Denis Dyomkin and Guy Faulconbridge
Reuters


ST. PETERSBURG, Russia: Russia, the world's biggest energy producer, warned Friday oil could soar to $150 a barrel if the global economic crisis continued to curb investment in capacity by top producers. Moscow's top energy policy official also warned output from Russia could be hit unless borrowing costs fell for its energy giants and called for a move away from trading oil only in US dollars.

Russia, which is currently producing more oil than Saudi Arabia, has refused to cut production with the Organization of Petroleum Exporting Countries and wants higher prices for the lifeblood of its $1.7 trillion economy.

"If capital investments do not recover then the recent forecast of the Saudi oil minister, when he said in Rome that oil prices could be $150 [per barrel] in two to three years, could become reality," Deputy Prime Minister Igor Sechin told the St. Petersburg Economic Forum.

"I can tell what we think is needed for us - we need not less than $75," said Sechin, one of Prime Minister Vladimir Putin's most trusted advisers.

Russia had enjoyed the longest economic boom in a generation during the presidency of Putin in 2000-08 on the back of high oil prices.

But Putin's successor and the Kremlin's new chief Dmitry Medvedev says the habit must be kicked and that the severity of Russia's economic crisis has shown the fragility of reliance on oil and gas exports.

The economic crisis hammered confidence in Russian corporate borrowers - who owe $400 billion to foreign lenders - and some major Russian companies have said they are finding it too expensive to borrow in Western markets.

"A reduction in access to the financial markets could lead to a reduction of output," Sechin said, but added Russian production forecasts were stable due to investment made over previous years.

Sechin, who is considered one of Russia's most powerful officials, called for oil markets to find a way to insulate themselves from the decline of the US dollar, which has led to a rise in the nominal US dollar price for oil.

"We need to protect the oil market from risks on the currencies market," Sechin said. "As far as a peg to one currency is concerned there are no simple answers that could replace the existing system tomorrow or a day after tomorrow," he said. "But without work in this direction oil markets could become hostage of decisions of the government of one country."

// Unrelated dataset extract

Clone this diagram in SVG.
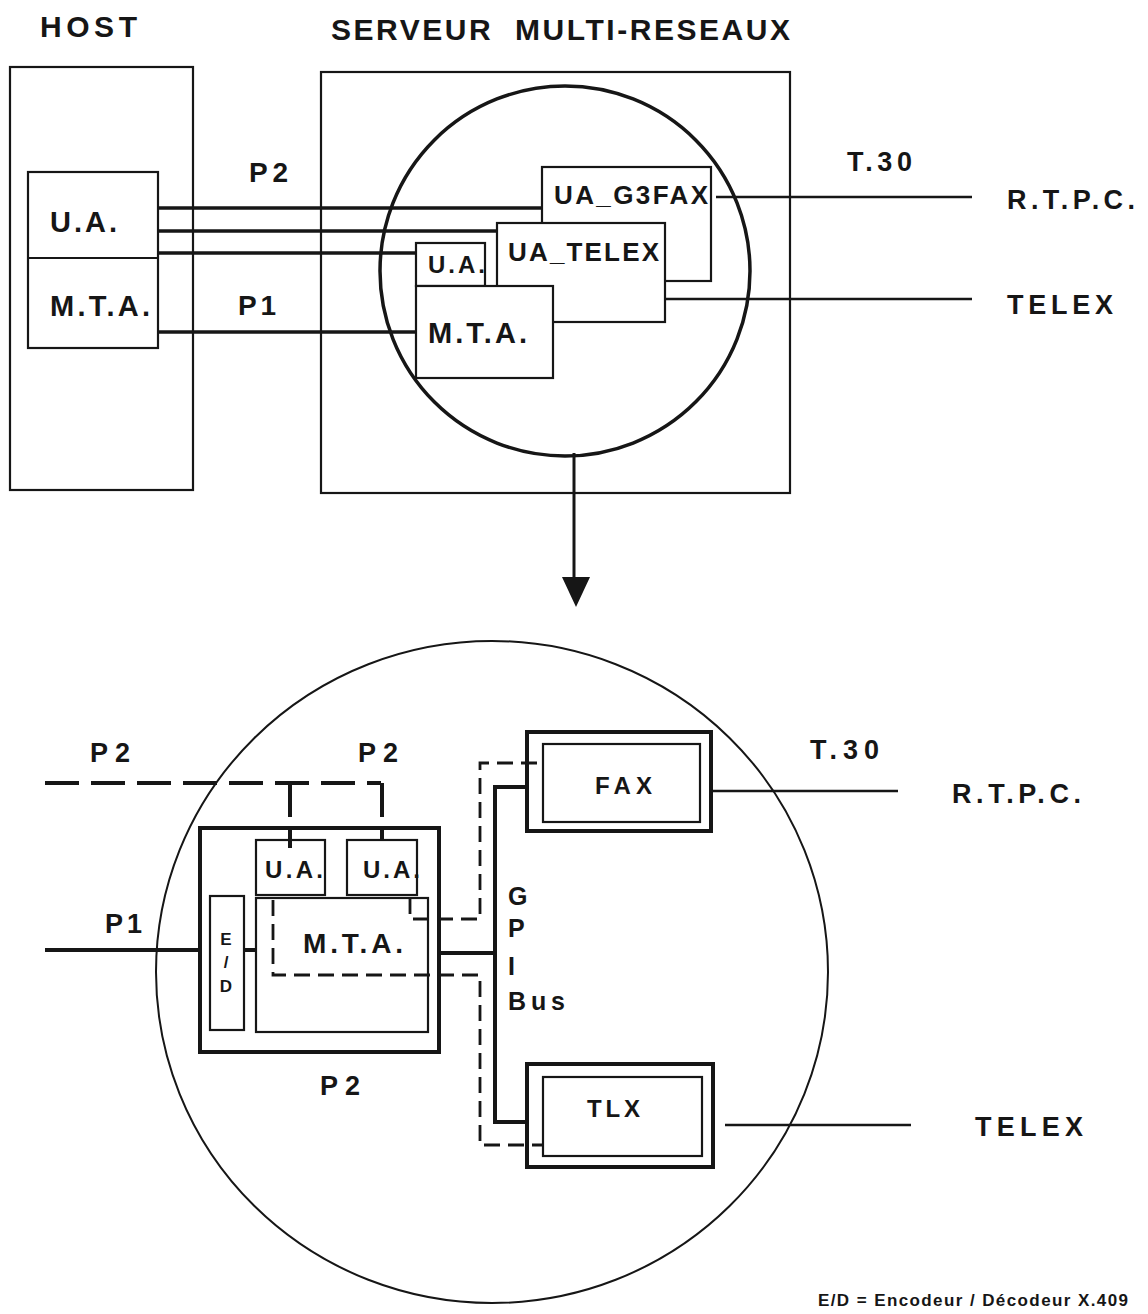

Sechin, 48, is the informal leader of a group of officials whose aim is to restore some of the clout wielded by the former Soviet Union by using Russia's vast energy resources.

But the economic crisis has forced most Russian energy companies to cut investment as they find it more expensive to borrow abroad. And extraction is becoming more costly.

Russian oil output fell by 1 percent in 2008 to 488 million tons (about 9.8 million barrels per day), the first decline in a decade, as the easily extractible deposits of Western Siberia, which have been exploited since the 1960s, started to decline.

Russian officials say future gains in oil output will now have to be made in the more distant parts of Siberia and the Arctic, which will need hundreds of billions of dollars in investment to bring oil to market.

Until revision during the depths of the economic crisis, Russia had been planning its 2009 budget on a Urals price of $95 per barrel. Russia is now using an assumption of $41 a barrel for 2009 and a price of $50 a barrel in 2010.

The recovery in oil prices to almost $70 a barrel has underpinned the first signs of recovery in Russia's economy, and driven a recovery in its currency and stock markets.